Review of Eats, Shoots and Leaves

My only justification for reviewing Lynne Truss’s book, subtitled The zero tolerance approach to punctuation, is a brief anecdote that appears on the back cover that Truss uses to illustrate the importance of correct punctuation, and from which the book takes its name:
A panda walks into a café. He orders a sandwich, eats it, then draws a gun and fires two shots in the air.

“Why?” asks the confused waiter, as the panda makes towards the exit. The panda produces a badly punctuated wildlife manual and tosses it over his shoulder.

“I’m a panda,” he says at the door, “Look it up.”

The waiter turns to the relevant entry and, sure enough, finds an explanation.

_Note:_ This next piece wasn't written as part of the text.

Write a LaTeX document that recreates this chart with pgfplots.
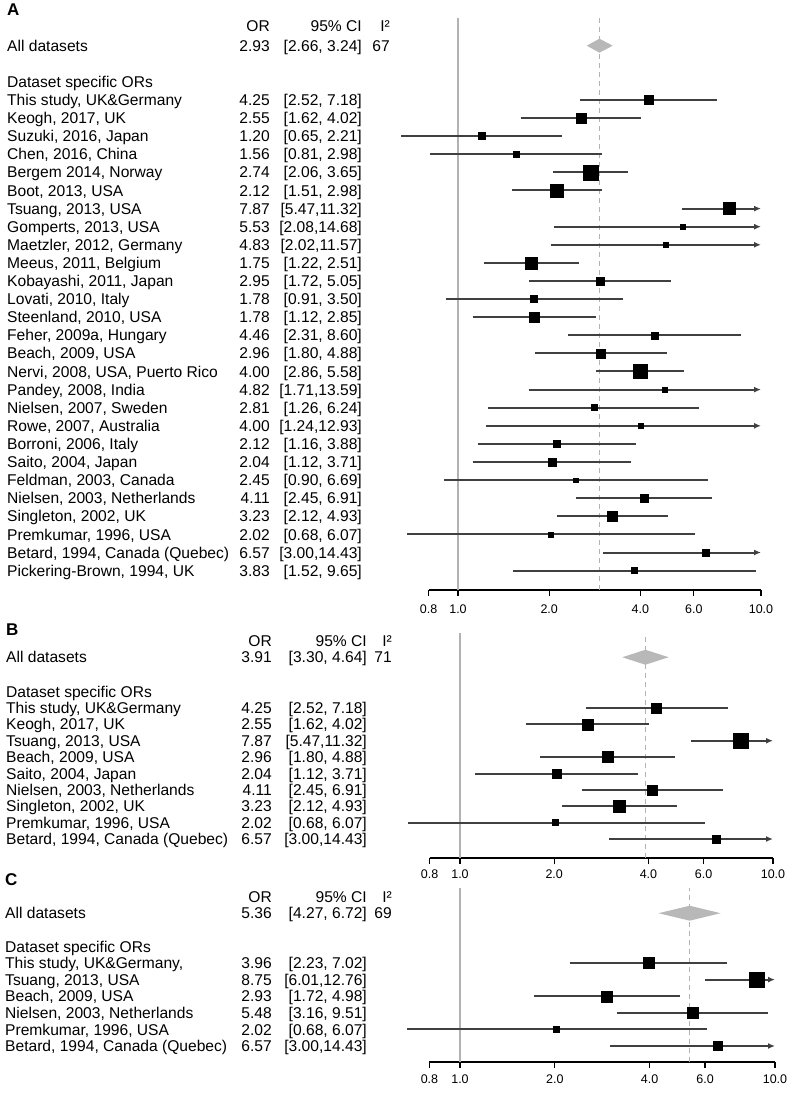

“Panda. Large black-and-white bear-like mammal, native to China. Eats, shoots and leaves.”
The above excerpt should make it obvious that Truss uses humor and witticism to actually make reading this book about punctuation enjoyable. Even if you are not particularly enthralled with apostrophes, commas, colons, semicolons, dashes, exclamation points, question marks, italics, quotations marks, double dashes, brackets, ellipses, and hyphens (and really, who is?), this book will leave you much more knowledgeable about these cornerstones of written English.

I have just one major disagreement with Eats, Shoots and Leaves, and that is in the title itself. You see, I firmly believe in using the serial comma (also known as the Harvard comma). A serial comma is the comma “that precedes the last item in a list of three or more items.” It is widely (though variably and not universally) used in American English, less so in British English. Where I would write “sausage, egg, and cheese,” Truss (Brit that she is) would write “sausage, egg and cheese.” A minor annoyance at best, though I would argue that, on the whole, use of a serial comma results in fewer ambiguities.

Not withstanding my minor quibble with serial commas, this is really a very readable book. I would recommend it to all bloggers who want to make sure they aren’t sending the wrong message to their readers.

2 Comments:

Anonymous Anonymous said...

That book title has always bugged me. I'm an editor by trade and a lover of the serial comma (don't even get me started on the true joy of a well-placed en-dash). Nothing gives a sentence clarity like the serial comma. Take the classic example, just begging for that comma: "To my parents, Ayn Rand and God." Thanks for spreading the word!

May 25, 2007 6:12 PM  
Blogger John L. Trapp said...

Thanks for the comment, Iris. I've done a fair amount of editing of government documents and scientific publication, and my experience is that (unfortunately) use of the serial comma is not at all universal among American writers. Is it no longer being taught in school?